How many of these rules can one have on one line? What does [a b] c [d e] expand to?
And can they be nested?

So it is always the cartesian product.

WAIT, I just figured out we use groups in the JavaScript tool, so you can also write something like:

[1 a b] c [2 d e]

This then translates to:

a c d
a c e
b c d
b c e

But

[1 a b c] c [1 a b c]

is

a c a
b c b
c c c

Experience shows that this functionality is important in many cases.

But it also shows I should think about this a bit more, as it is not clear how to include this in the workflow...

So it may be useful to NOT start working on anything in Python yet, but rather make sure that this JavaScript code is somehow explained somewhere, so more people than only me could use it ;-)

Yes, in particular this [1 ...] ... [2 ...] syntax isn't obvious at all. I guess the canonical example to lean on here would be regular expressions. So maybe aca|bcb|ccc rather than [1 a b c] c [1 a b c]. Not much of a shortcut in that case, but a lot more transparent.

Yes. I guess the problem is that we must somehow restrict the power of regular expressions to the typical use cases in linguistics. I'll keep reflecting about this.

I wouldn't want to allow full regular expressions, but re-using a subset of regex syntax to describe the rules would seem useful.

But aca|bcb|ccc would actually resolve to a c a|b c b|c c c, right? The problem for the formulation of regular expressions is always that they workon only on the level of chars, and if you work with characters, you need lots of workarounds when wanting to work with segments.

But one should probably first formulate the major principles of what one wants to generate here before discussing the representation.
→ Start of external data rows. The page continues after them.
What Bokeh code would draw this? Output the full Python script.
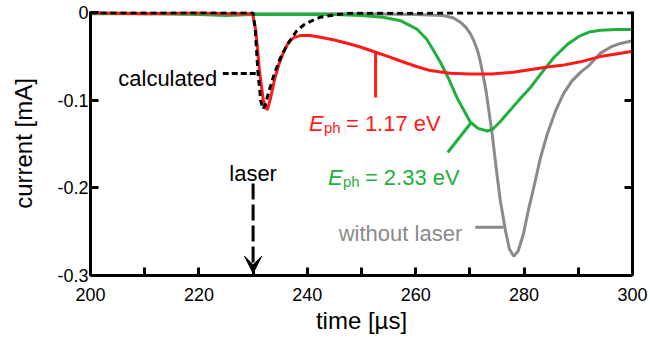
from bokeh.plotting import figure
from bokeh.models import Range1d, LinearAxis, FixedTicker, Arrow, VeeHead, Label
from bokeh.embed import file_html
from bokeh.resources import INLINE

FONT = "Liberation Sans"

# ---- data (time in µs, current in mA) ----
t_red = [200, 210, 220, 225, 229.9, 230.5, 231.2, 231.9, 232.6, 233.2, 234.0, 234.7, 235.6,
         236.6, 237.6, 238.7, 240.5, 242.4, 245, 247.5, 249.8, 252.6, 255, 257.2, 260, 262.7,
         266.4, 270, 274, 278, 281, 284.3, 287, 290.4, 294, 297, 300]
i_red = [0, -0.001, 0, -0.001, -0.001, -0.02, -0.068, -0.100, -0.111, -0.098, -0.075, -0.060, -0.045,
         -0.033, -0.028, -0.026, -0.026, -0.028, -0.031, -0.035, -0.039, -0.045, -0.050, -0.055, -0.061, -0.066,
         -0.069, -0.070, -0.070, -0.068, -0.065, -0.062, -0.060, -0.056, -0.050, -0.047, -0.044]

t_calc = [200, 230.0, 230.4, 230.9, 231.4, 231.8, 232.2, 233, 234, 235, 236, 237, 238, 239.3,
          240.5, 242.4, 245.5, 248, 300]
i_calc = [0, 0, -0.02, -0.068, -0.100, -0.110, -0.106, -0.088, -0.068, -0.052, -0.040, -0.030, -0.021, -0.014,
          -0.010, -0.005, -0.002, -0.0005, 0]

t_green = [200, 210, 220, 225, 230, 235, 240, 245, 250, 254, 257.2, 260.3, 262, 263.3, 264.6, 265.9,
           267.7, 270.1, 271.5, 273.2, 274.2, 275.5, 276.9, 279, 281.2, 283.3, 285.5, 288, 290.4, 292,
           294.1, 297, 300]
i_green = [-0.001, -0.001, -0.002, -0.003, -0.002, -0.002, -0.002, -0.002, -0.003, -0.005, -0.009, -0.019,
           -0.030, -0.043, -0.057, -0.073, -0.098, -0.125, -0.132, -0.135, -0.133, -0.125, -0.115, -0.100,
           -0.085, -0.068, -0.051, -0.036, -0.026, -0.022, -0.020, -0.019, -0.019]

t_gray = [200, 220, 240, 250, 260, 265.1, 267, 268.3, 269.3, 270.1, 270.8, 271.4, 271.9, 272.4, 273.0,
          273.5, 274.1, 274.8, 275.6, 276.6, 277.3, 278.1, 278.9, 279.9, 280.8, 281.8, 283, 284.3, 285.8,
          287.3, 288.8, 290.4, 292, 293.5, 294.1, 296, 297.8, 300]
i_gray = [0, -0.001, -0.001, -0.001, -0.002, -0.003, -0.006, -0.011, -0.017, -0.024, -0.033, -0.043, -0.055,
          -0.070, -0.090, -0.112, -0.138, -0.175, -0.214, -0.250, -0.270, -0.278, -0.272, -0.252, -0.225,
          -0.199, -0.166, -0.138, -0.112, -0.092, -0.078, -0.068, -0.060, -0.050, -0.046, -0.039, -0.035, -0.032]

x_major = [200, 220, 240, 260, 280, 300]
x_minor = [210, 230, 250, 270, 290]
y_ticks = [-0.3, -0.2, -0.1, 0]
y_labels = ["-0.3", "-0.2", "-0.1", "0"]

RED = "#ff1a1a"
GREEN = "#1fb03c"
GRAY = "#8a8a8a"

p = figure(width=650, height=340, output_backend="svg", toolbar_location=None,
           x_range=Range1d(200, 300), y_range=Range1d(-0.3, 0.0015),
           min_border_left=90, min_border_right=18, min_border_top=11, min_border_bottom=65)
p.outline_line_color = None
p.background_fill_alpha = 0
p.grid.visible = False

xa = p.xaxis[0]
xa.ticker = FixedTicker(ticks=x_major, minor_ticks=x_minor)
ya = p.yaxis[0]
ya.ticker = FixedTicker(ticks=y_ticks, minor_ticks=[])
ya.major_label_overrides = {v: s for v, s in zip(y_ticks, y_labels)}
for ax in (xa, ya):
    ax.axis_line_width = 3
    ax.major_tick_line_width = 3
    ax.minor_tick_line_width = 3
    ax.major_tick_in = 8
    ax.major_tick_out = 0
    ax.minor_tick_in = 8
    ax.minor_tick_out = 0
    ax.major_label_text_font = FONT
    ax.major_label_text_font_size = "18px"
    ax.major_label_text_color = "black"
    ax.axis_label_text_font = FONT
    ax.axis_label_text_font_size = "24px"
    ax.axis_label_text_font_style = "normal"
    ax.axis_label_text_color = "black"
xa.axis_label = "time [µs]"
xa.major_label_standoff = 12
xa.axis_label_standoff = 3
ya.axis_label = "current [mA]"
ya.major_label_standoff = 2
ya.axis_label_standoff = 17

ra = LinearAxis(ticker=FixedTicker(ticks=[-0.2, -0.1], minor_ticks=[]),
                axis_line_width=3, major_tick_line_width=3, major_tick_in=8, major_tick_out=0,
                minor_tick_in=0, minor_tick_out=0,
                major_label_overrides={-0.2: "", -0.1: ""}, major_label_text_font_size="1px")
p.add_layout(ra, "right")

p.line(t_gray, i_gray, line_color=GRAY, line_width=3)
p.line(t_green, i_green, line_color=GREEN, line_width=3)
p.line(t_red, i_red, line_color=RED, line_width=3)
p.line(t_calc, i_calc, line_color="black", line_width=3, line_dash="6 4")

# leader lines
p.line([224.4, 230.8], [-0.0693, -0.0693], line_color="black", line_width=3, line_dash="6 3")
p.line([252.6, 252.6], [-0.045, -0.0968], line_color=RED, line_width=3)
p.line([265.9, 270.1], [-0.1595, -0.1264], line_color=GREEN, line_width=3)
p.line([271.0, 276.2], [-0.245, -0.245], line_color=GRAY, line_width=3)

p.add_layout(Arrow(end=VeeHead(size=17, fill_color="black", line_color="black", line_width=1),
                   x_start=230, y_start=-0.195, x_end=230, y_end=-0.2975,
                   line_width=3, line_dash="16 5", line_color="black"))

def lab(x, y, text, color="black", size="22px", align="left", xo=0, yo=0, style="normal"):
    p.add_layout(Label(x=x, y=y, text=text, text_color=color, text_font=FONT,
                       text_font_size=size, text_align=align, text_baseline="alphabetic",
                       x_offset=xo, y_offset=yo, text_font_style=style))

lab(223.4, -0.075, "calculated", align="right")
lab(230, -0.1835, "laser", align="center")
lab(240.3, -0.1265, "E", RED, style="italic")
lab(240.3, -0.1265, "ph", RED, size="15px", xo=15, yo=-4)
lab(240.3, -0.1265, "= 1.17 eV", RED, xo=37)
lab(243.8, -0.188, "E", GREEN, style="italic")
lab(243.8, -0.188, "ph", GREEN, size="15px", xo=15, yo=-4)
lab(243.8, -0.188, "= 2.33 eV", GREEN, xo=37)
lab(245.8, -0.252, "without laser", GRAY)

open("out.html", "w").write(file_html(p, INLINE))
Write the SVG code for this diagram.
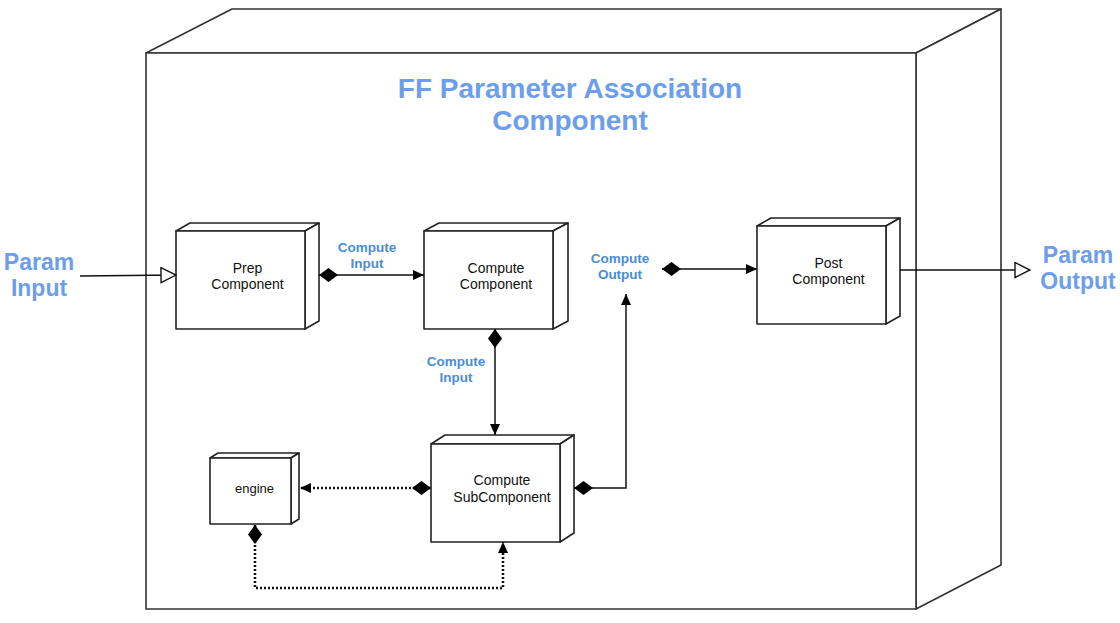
<svg xmlns="http://www.w3.org/2000/svg" width="1120" height="623" viewBox="0 0 1120 623">
<style>
.box{fill:#fff;stroke:#222;stroke-width:1.6;stroke-linejoin:round}
.outer{fill:#fff;stroke:#333;stroke-width:1.6;stroke-linejoin:round}
.nt{font-family:"Liberation Sans",Arial,sans-serif;font-size:14px;fill:#111;text-anchor:middle}
.title{font-family:"Liberation Sans",Arial,sans-serif;font-size:28px;font-weight:bold;fill:#6d9eeb;text-anchor:middle}
.port{font-family:"Liberation Sans",Arial,sans-serif;font-size:23px;font-weight:bold;fill:#6d9eeb;text-anchor:middle}
.lbl{font-family:"Liberation Sans",Arial,sans-serif;font-size:13.5px;font-weight:bold;fill:#4a8cd6;text-anchor:middle}
.solid{fill:none;stroke:#111;stroke-width:1.5}
.dot{fill:none;stroke:#111;stroke-width:2.6;stroke-dasharray:2 2}
</style>
<defs>
<marker id="dia" viewBox="0 0 19 14" refX="0" refY="7" markerWidth="19" markerHeight="14" markerUnits="userSpaceOnUse" orient="auto"><path d="M0,7 L9.5,0 L19,7 L9.5,14 Z" fill="#000"/></marker>
<marker id="arr" viewBox="0 0 11 10" refX="11" refY="5" markerWidth="11" markerHeight="10" markerUnits="userSpaceOnUse" orient="auto"><path d="M0,0 L11,5 L0,10 Z" fill="#000"/></marker>
<marker id="hol" viewBox="0 0 17 17" refX="16" refY="8.5" markerWidth="17" markerHeight="17" markerUnits="userSpaceOnUse" orient="auto"><path d="M1,1 L16,8.5 L1,16 Z" fill="#fff" stroke="#111" stroke-width="1.4"/></marker>
</defs>

<g id="outer">
<polygon class="outer" points="146,53 232,9 1001,9 916,53"/>
<polygon class="outer" points="916,53 1001,9 1001,565 916,609"/>
<rect class="outer" x="146" y="53" width="770" height="556"/>
<text class="title" x="570" y="98">FF Parameter Association</text>
<text class="title" x="570" y="130">Component</text>
</g>

<g id="param-input">
<text class="port" x="39" y="270">Param</text>
<text class="port" x="39" y="296">Input</text>
</g>
<g id="param-output">
<text class="port" x="1078" y="263">Param</text>
<text class="port" x="1078" y="289">Output</text>
</g>

<g id="prep">
<polygon class="box" points="176,231 190,223 319,223 305,231"/>
<polygon class="box" points="305,231 319,223 319,321 305,329"/>
<rect class="box" x="176" y="231" width="129" height="98"/>
<text class="nt" x="247.5" y="273">Prep</text>
<text class="nt" x="247.5" y="289">Component</text>
</g>

<g id="compute">
<polygon class="box" points="424,231 439,223 568,223 553,231"/>
<polygon class="box" points="553,231 568,223 568,321 553,329"/>
<rect class="box" x="424" y="231" width="129" height="98"/>
<text class="nt" x="496" y="273">Compute</text>
<text class="nt" x="496" y="289">Component</text>
</g>

<g id="post">
<polygon class="box" points="757,226 771,218 900,218 886,226"/>
<polygon class="box" points="886,226 900,218 900,316 886,324"/>
<rect class="box" x="757" y="226" width="129" height="98"/>
<text class="nt" x="828.5" y="268">Post</text>
<text class="nt" x="828.5" y="284">Component</text>
</g>

<g id="subcomponent">
<polygon class="box" points="431,444 445,435 574,435 560,444"/>
<polygon class="box" points="560,444 574,435 574,533 560,542"/>
<rect class="box" x="431" y="444" width="129" height="98"/>
<text class="nt" x="502" y="485">Compute</text>
<text class="nt" x="502" y="502">SubComponent</text>
</g>

<g id="engine">
<polygon class="box" points="210,458 218,453 299,453 291,458"/>
<polygon class="box" points="291,458 299,453 299,519 291,524"/>
<rect class="box" x="210" y="458" width="81" height="66"/>
<text class="nt" x="254.5" y="493" style="font-size:13px">engine</text>
</g>

<g id="labels">
<text class="lbl" x="367" y="252">Compute</text>
<text class="lbl" x="367" y="268">Input</text>
<text class="lbl" x="456" y="366">Compute</text>
<text class="lbl" x="456" y="382">Input</text>
<text class="lbl" x="620" y="263">Compute</text>
<text class="lbl" x="620" y="279">Output</text>
</g>

<g id="connectors">
<path class="solid" d="M80,276 L176,275" marker-end="url(#hol)"/>
<path class="solid" d="M319,275 L424,275" marker-start="url(#dia)" marker-end="url(#arr)"/>
<path class="solid" d="M495,329 L495,435" marker-start="url(#dia)" marker-end="url(#arr)"/>
<path class="solid" d="M574,488 L626,488 L626,294" marker-start="url(#dia)" marker-end="url(#arr)"/>
<path class="solid" d="M662,269 L757,269" marker-start="url(#dia)" marker-end="url(#arr)"/>
<path class="solid" d="M900,270 L1030,270" marker-end="url(#hol)"/>
<path class="dot" d="M431,488 L300,488" marker-start="url(#dia)" marker-end="url(#arr)"/>
<path class="dot" d="M255,525 L255,588 L503,588 L503,542" marker-start="url(#dia)" marker-end="url(#arr)"/>
</g>
</svg>
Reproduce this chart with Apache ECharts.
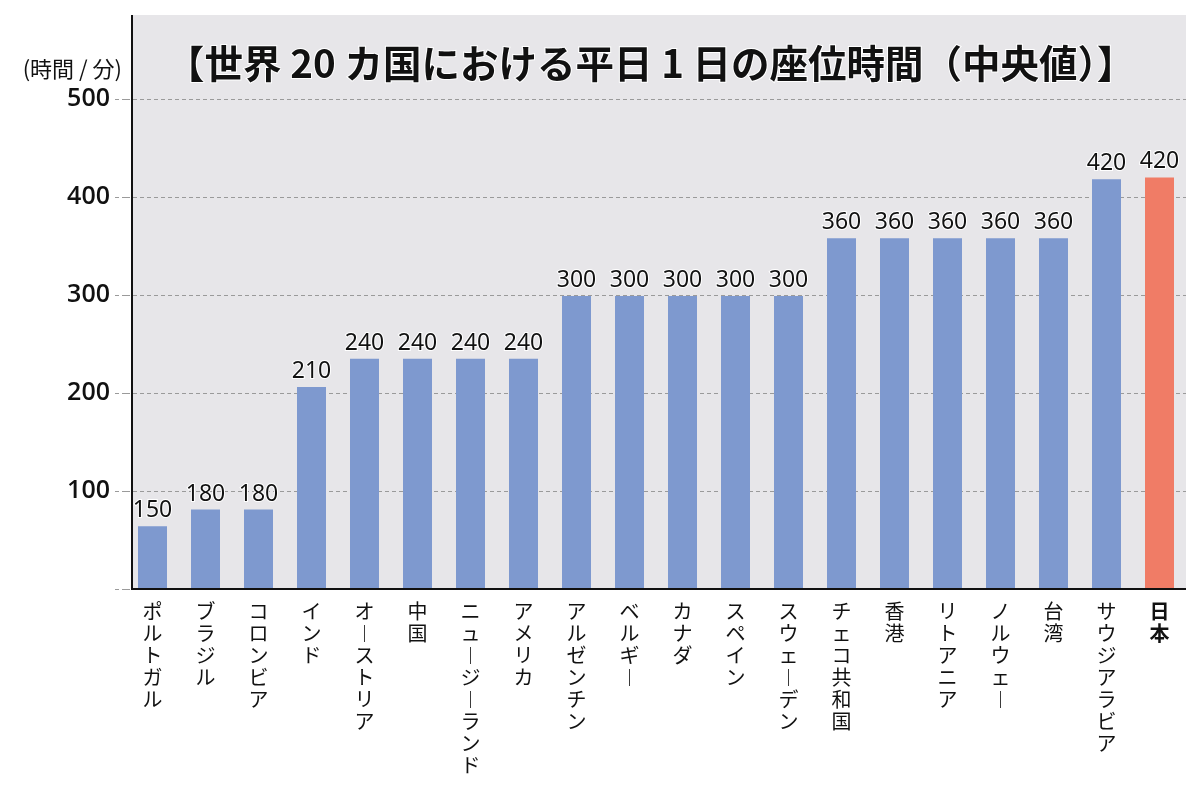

Being able to represent that a group of sounds like [a e i o u] should be combined with [n m ŋ] by Cartesian product is already one important aspect.

Experience shows that we also want to be able to model the second cases, where [a e i o u] is combined with [n m ŋ] AND [a e i o u], but the cartesian product should only concern the combination of the first group with the second one, and the third group should be combined in by just matching segments.

So we have two basic operations (that can be combined),

Linear matching:

[1 a e i][1 a e i]

aa
ee
ii

Cartesian product:

[1 a e i][2 a e i]

aa
ae
ai
ea
ee
ei
ia
ie
ii

And combination:

[1 a e i][2 m n][1 a e i]

ama
ana
eme
ene
imi
ini

And here, I wonder if one can use regular expression syntax to model this behaviour that is marked in the ad-hoc syntax with labeled groups.